The public listens too. Surveys in the US and UK often show that people who avoid crypto cite “lack of understanding” as their main barrier. That’s not a lack of math skills. It’s a gap in language. Clearer words could unlock a larger base of users.
The Human Side
For all the spreadsheets and technical white papers, crypto is still human. People fear scams, dream of fortunes, and argue over definitions. Words soothe or stoke those feelings. Take “wallet.” To the initiated, it’s just a software key. To newcomers, it sounds like a purse waiting to be snatched. The word pulls in one direction and frightens in another.
Or think of the phrase “gas fees.” It’s jargon that sounds like filling up a car, yet in Ethereum it means the cost of computation. That mismatch confuses people and frustrates adoption. The tech may be precise. The words muddle.
Why It Matters Now
Crypto isn’t static. It’s layered and global. With over 425 million people worldwide owning some form of crypto by early 2023, the community is larger than the population of the United States. Every one of those users relies on words to make sense of balance sheets, contracts, and risks. Bad language can spread faster than bugs in the code.

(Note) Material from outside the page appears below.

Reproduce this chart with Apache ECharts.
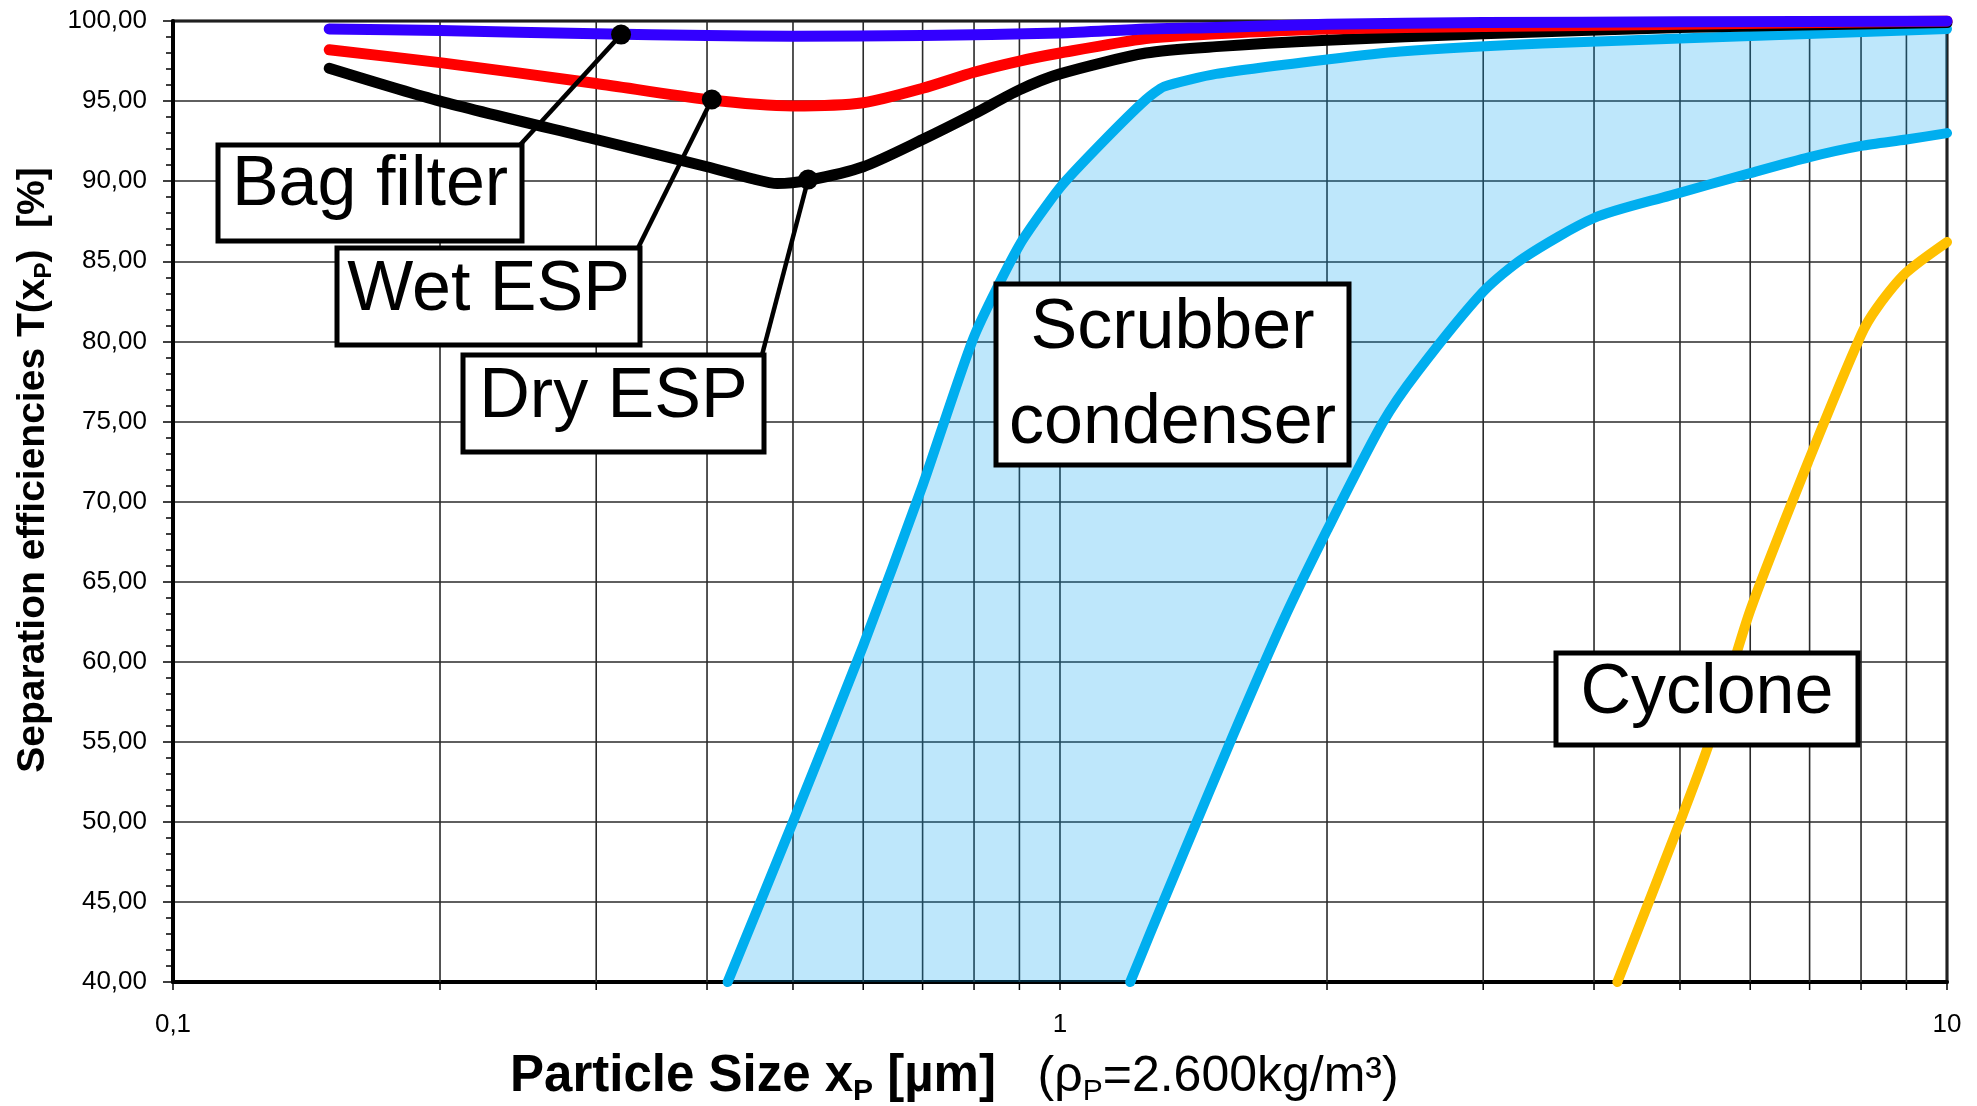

And as mainstream adoption grows, the stakes grow too. A slip of phrasing can rattle markets. A bold claim can draw regulators’ eyes. A clever metaphor can bring millions of curious newcomers through the door. In that sense, language isn’t a side note in crypto. It’s the script that decides who trusts it, who fears it, and who profits from it.
Words Matter
Crypto may be built on code, but it runs on stories. Every spike, every crash, every adoption milestone is told first in words before it’s plotted on a chart. The past decade proves it. Markets have surged on little more than a headline. They’ve tanked on a poorly chosen word.
If the industry wants stability, it needs honesty in its speech. If it wants growth, it needs clarity. And if it wants to avoid repeating the ghosts of financial history, it must remember that words carry weight. Just as Hemingway could strip a sentence down to its bare truth, crypto needs language that cuts clean. Nothing more. Nothing less.